PCAOB: Last week, the D.C. Circuit rejected a constitutional challenge to the PCAOB, created as part of the Sarbanes Oxley Act. Free Enterprise Fun and Beckstead and Watts, LLP v. Public Company Accounting Oversight Board, No. 07-527 (D.C. Cir. Aug. 22, 2008). In a two to one decision, the court rejected a facial claim to the statute alleging that it violated the constitutional appointment power of the President and separation of powers because it does not permit adequate Presidential control of the PCAOB. Rather, Congress made the Board’s exercise of its duties subject to what the court called “comprehensive control” by the SEC. In reaching its decision, the court upheld a grant of summary judgment by the district court in favor of the Board.

On Thursday, the multi-state ARS Task Force announced three additional settlements in the auction rate securities market. The SEC, a participant in one of those settlements, also announced the conclusion of its 2004 financial fraud enforcement action involving the Fleming Companies, Inc., and its executives and vendors.

ARS settlements

The multi-state ARS Task Force and New York Attorney General Andrew Cuomo announced three new settlements in the auction rate securities market probes. These agreements are with Merrill Lynch, Goldman Sachs and Deutsche Bank.

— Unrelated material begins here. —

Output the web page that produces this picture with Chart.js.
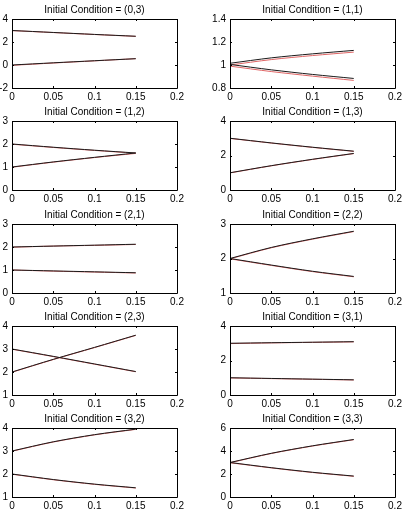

The terms of the three settlements are similar to those of earlier ARS settlements, discussed here. Essentially, the three firms agreed to buy back all auction rate securities held by retail investors – individuals, charities and non-profits and those of small to medium size businesses.

The Merrill settlement calls for the repurchase of securities held by retail investors with accounts of $4 million or less in assets by October 1, 2008 and by January 2, 2009 for all other retail customers and businesses with accounts of $100 million or less. Goldman agreed to repurchase the securities from its retail investors by November 12, 2008, while Deutsche Bank agreed to a 90 day time period. Other terms of the settlements call for public arbitration procedures to resolve claims of consequential damages suffered by retail investors and for the firms to expeditiously provide liquidity to institutional investors.

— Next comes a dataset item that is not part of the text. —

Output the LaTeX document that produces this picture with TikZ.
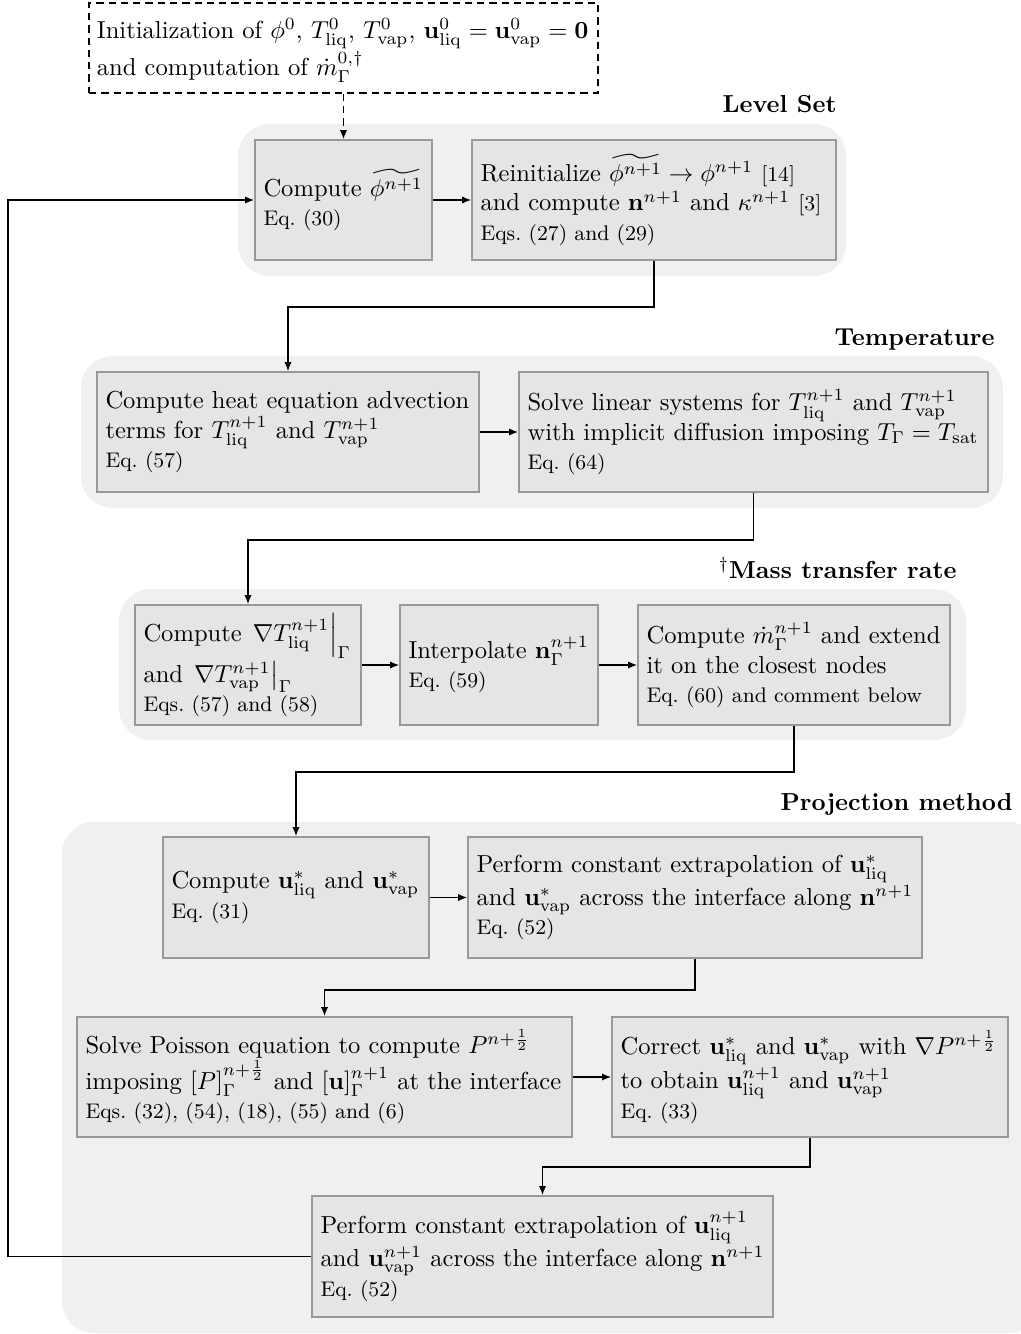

The three settling firms also undertook to make whole investors who sold securities for a loss after the crash of the market. In addition, each firm agreed to pay a fine to the states as follows: Merrill, $125 million; Goldman, $22.54 million; and Deutsche Bank, $15 million. Merrill also entered into a tentative settlement with the SEC under which it consented to the entry of a permanent in injunction prohibiting future violations of Exchange Act Section 15(c).

Financial fraud

The SEC concluded its long running enforcement action involving the Fleming Companies with settlements against former company executives Mark Shapiro, Albert Abbood and James Thatcher. SEC v. Shapiro, Civil Action No. 4:05-CV-0364 (E.D. Tex. Filed Sept. 15, 2005). Previously, the Commission had settled its financial fraud case with the company, other executives and certain vendors alleged to have been involved in the fraud. Litigation Release No. 18884 (Sept. 14, 2004) (listing the other actions).

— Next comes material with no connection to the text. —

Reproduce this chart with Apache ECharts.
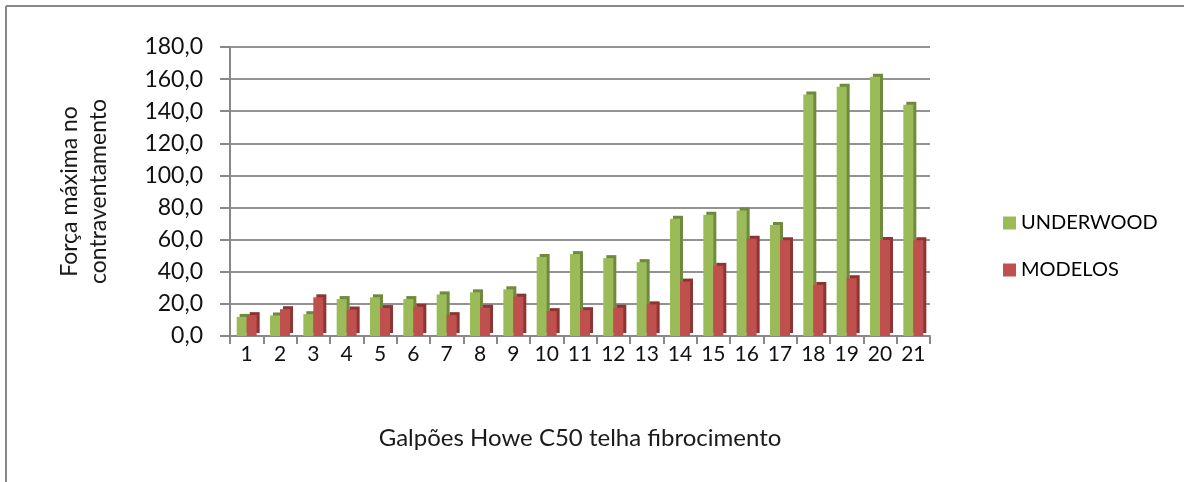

According to the SEC’s complaint, over several quarters beginning in late 2001 and continuing into 2002, Fleming improperly accounted for a number of transactions in order to sustain an illusion of growth and meet Wall Street expectations. The defendants participated in the scheme by obtaining misleading side letters from company vendors that were used to improperly accelerate recognition of the vendor’s up-front payments. In addition, Mr. Shapiro, then Fleming’s chief accounting officer, furnished false information to the outside auditors and signed a false Form 10-K and false Forms 10-Q. Mr. Shapiro also inflated earnings by executing large quarter-end inventory purchases to generate discounts that Fleming could immediately recognize as earnings.

To resolve the case, the three former executives consented to the entry of permanent injunctions prohibiting future violations of the antifraud and reporting provisions of he securities laws. In addition, Messrs. Abbood and Thatcher consented to the entry of orders requiring each of them to pay civil penalty of $25,000. Mr. Shapiro agreed to pay a penalty of $135,000. Mr. Shapiro also consented to the entry of an order under Rule 102(e) prohibiting him from appearing and practicing before the Commission.